No Currier & Ives frilly stuff here, but these stark images are dead-ringers for the current Trini condition; etching a bizarre backdrop to the joyous seasonal soundtrack as cuatro and cutlass compete for attention.

Make no mistake. We're on a slay-ride for sure, going downhill fast. In the rappel, dismemberment has effectively replaced discussions as a preferred method of conflict-resolution. What used to be a harmless pastime—going out just for fun—is now the ultimate scary-movie for many and staying at home behind steel bars to watch a video in lieu offers no guarantee that similar peril would be avoided.

Upright citizens like Joe Mader, Carlos de Souza, Atwell Sandy jnr, Ria Lewis and three-quarters of the Cropper family (just to identify a few) had their lives brutally snuffed out while they did nothing more than attempt to enjoy the comfort of their homes.

The larger sample only grows increasingly grim with each additional remembrance, some of which reflect a level of evil hitherto uncommon in these parts. On May 6, four members of a Talparo family were hacked to death at home in an attack that ranks for inclusion on a shortlist already containing felons like Jack the Ripper. Among the victims was a physically disabled nine-year-old mute, who was slaughtered in his wheelchair.

This year's statistics have eclipsed the all-time record for slayings per year and the sheer barbarity of recent homicides outweigh any spin that can be put on numbers.

Of even greater concern is the number of unsolved murders. Even first-time killers may develop a sense of security, given the hopelessness of primitive police detection methods and frequent immobility of those willing to assist.

Seniors in any society often find it difficult to comprehend savagery occurring far below their station. But in more cases than we would care to openly admit, the perpetrators of crimes against the person see themselves as no worse than their superiors; finding convenient comparison with unseemly deeds by those who should know better.

This thinking finds comfort in the concept of "If the priest could play who is me," calypsonian Cypher's way of saying "What is good for the goose is good for the gander." We still have to explain to our youth, for instance, how a former Cabinet Minister could end up in jail awaiting trial on a charge of murder.

When we dismiss a murder as "drug-related", it would also be useful to remember that the fight for wealth among those willing to kill for it is essentially no different from a public official who takes a bribe to allow approval of a sub-standard facility that could later endanger life.

In the circumstances, all the programmes and acronyms we can devise will be of little help. Few remember the meaning of LEAP and "rapid response" has become a relative term.

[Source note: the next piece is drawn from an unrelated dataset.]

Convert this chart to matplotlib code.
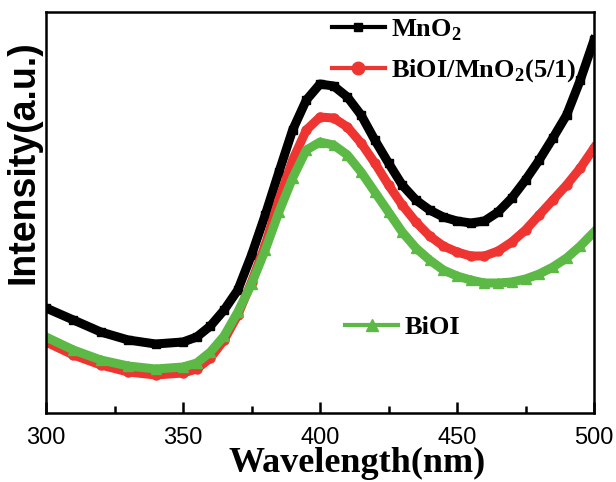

Some police stations actually lock their doors at night, perhaps fearful of the very dangers we have come to associate with doing otherwise. Last year, one of my young relatives was being chased by a gang of thugs intent on relieving him of a gold chain. He ran to a police station in the heart of Port of Spain, only to find it locked and be told through a crack in the door that he should continue running until he reached the Criminal Investigation Department (CID) some three blocks away.

An investigation into police recalcitrance in that episode is still underway more than 13 months later. What is he to think next time? So, my "Merry Christmas" wish for all is simple: That the incoming Government understands the futility of finding ways to increase our disposable income if someone is out there lurking, planning to murder us in our beds for it.

Wouldn't it be nice to be able to open the iron gates and sit on the front porch once again, sipping beverages with family and friends on Christmas night? Doesn't that surpass "the perfect ending of a perfect day," they sing about ever so lustily in "Sleighride"?